Here’s a good way to build capacity: every time you do something new, open a googledoc (or your searchable, annotate-able editor of choice) and do the following:

  1. Give it a name that you’ll be able to find in future, like – Howto Make a Transfer from OurBank
  2. Use headings and subheadings to give titles to key sections
  3. Use an ordered list (like this one) to list the steps
    1. I like using subpoints too
  4. Auto generate a table of contents
  5. Put it in the place where you’re likely to look for it when you need it – a folder labeled ‘Howtos and workflows’ or the folder that contains other stuff relevant to the document

Then…

At the very least, the next time you do that piece of work you have spec for the job, saving you from having to waste time clicking around trying to remember how you did it last time.
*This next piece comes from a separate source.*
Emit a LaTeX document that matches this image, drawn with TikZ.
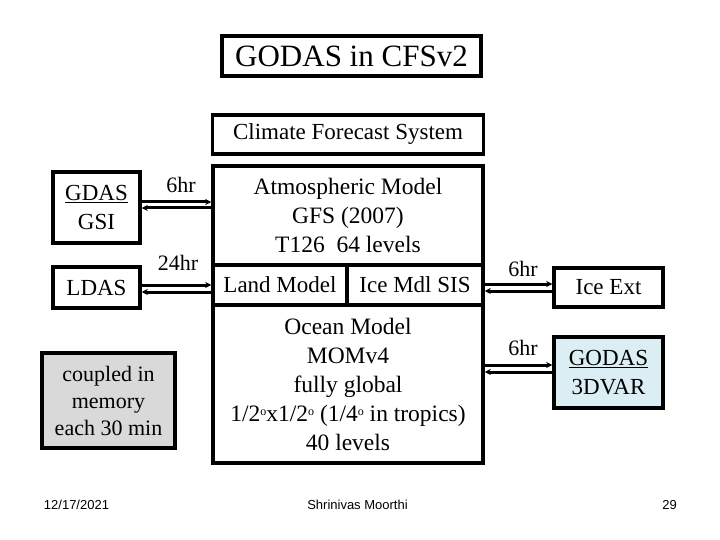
\documentclass[tikz,border=0pt]{standalone}
\usepackage{fontspec}
\setmainfont{Liberation Serif}
\newfontfamily\footfont{Liberation Sans}
\usetikzlibrary{arrows.meta}
\definecolor{coupledgray}{HTML}{D9D9D9}
\definecolor{godasblue}{HTML}{DBEEF3}
\newcommand{\degsym}{\raisebox{0.55ex}{\fontsize{12}{12}\selectfont o}}
\tikzset{
  box/.style={draw=black, line width=3.5pt, rectangle, inner sep=0pt, align=center, font=\fontsize{23}{28}\selectfont},
  link/.style={line width=3pt, -{Stealth[length=6pt,width=6pt]}},
  lbl/.style={font=\fontsize{22}{26}\selectfont, inner sep=0pt},
  foot/.style={font=\footfont\fontsize{13}{15}\selectfont, inner sep=0pt}
}
\begin{document}
\begin{tikzpicture}[x=1pt,y=-1pt]
\useasboundingbox (0,0) rectangle (720,540);
% title
\node[box, minimum width=259pt, minimum height=40pt, font=\fontsize{31}{36}\selectfont] (title) at (351.5,56) {GODAS in CFSv2};
\node[box, minimum width=271pt, minimum height=39pt] (cfs) at (348,134.5) {Climate Forecast System};
% main model box parts
\node[box, minimum width=270pt, minimum height=99pt, font=\fontsize{23.5}{29}\selectfont] (atm) at (348,215.5) {Atmospheric Model\\GFS (2007)\\T126\ \ 64 levels};
\node[box, minimum width=134pt, minimum height=40pt] (land) at (280,285) {Land Model};
\node[box, minimum width=136pt, minimum height=40pt] (ice) at (415,285) {Ice Mdl SIS};
\node[box, minimum width=270pt, minimum height=158pt, font=\fontsize{23.5}{29}\selectfont] (ocean) at (348,384) {Ocean Model\\MOMv4\\fully global\\1/2\degsym x1/2\degsym\ (1/4\degsym\ in tropics)\\40 levels};
% left boxes
\node[box, minimum width=87pt, minimum height=71pt, font=\fontsize{23}{29}\selectfont] (gdas) at (96.5,207.5) {\underline{GDAS}\\GSI};
\node[box, minimum width=87pt, minimum height=41pt] (ldas) at (96.5,287.5) {LDAS};
\node[box, fill=coupledgray, minimum width=133pt, minimum height=95pt, font=\fontsize{22}{27}\selectfont] (coupled) at (108.5,400.5) {coupled in\\memory\\each 30 min};
% right boxes
\node[box, minimum width=109pt, minimum height=39pt] (iceext) at (608.5,287.5) {Ice Ext};
\node[box, fill=godasblue, minimum width=109pt, minimum height=71pt, font=\fontsize{23}{29}\selectfont] (godas) at (608.5,372.5) {\underline{GODAS}\\3DVAR};
% connectors
\draw[link] (gdas.east |- 0,202) -- (atm.west |- 0,202);
\draw[link] (atm.west |- 0,208) -- (gdas.east |- 0,208);
\draw[link] (ldas.east |- 0,285) -- (land.west |- 0,285);
\draw[link] (land.west |- 0,292) -- (ldas.east |- 0,292);
\draw[link] (ice.east |- 0,284) -- (iceext.west |- 0,284);
\draw[link] (iceext.west |- 0,291) -- (ice.east |- 0,291);
\draw[link] (ocean.east |- 0,365) -- (godas.west |- 0,365);
\draw[link] (godas.west |- 0,372) -- (ocean.east |- 0,372);
% labels
\node[lbl] (l1) at (181,185) {6hr};
\node[lbl] (l2) at (178,263) {24hr};
\node[lbl] (l3) at (523,269) {6hr};
\node[lbl] (l4) at (523,348) {6hr};
% footer
\node[foot] (f1) at (76.5,505) {12/17/2021};
\node[foot] (f2) at (357.5,505) {Shrinivas Moorthi};
\node[foot] (f3) at (669.5,505) {29};
\end{tikzpicture}
\end{document}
This is especially true in settings like Indonesia, where things like online banking are still far from ‘peak usability’. The document is a gift to your future self.

At best, you have a document that you can give to someone else – a team member or a new volunteer, who can follow it step by step and do the job so that you can do something new. Pow! You’ve developed the ability to do two things concurrently – or at least, you will have after a few tries with the document and a bit of back-and-forward commenting on the document.

Write several of these documents, give the formatting a bit of a brush up and you’re on your way to a manual for your key processes.

This is a riff on some of the processes suggested by Michael E. Gerber in his classic The E-Myth Revisited, which will get a post of ten of its own one day.

It’ll help you with all 4 of Mike Michalowicz’s 4 D’s from Clockwork: doing, deciding, delegating, designing.

P.S. If it looks like I missed a day, I didn’t – had to unpublish and republish to make a change.

I'd love to hear your thoughts and recommended resources...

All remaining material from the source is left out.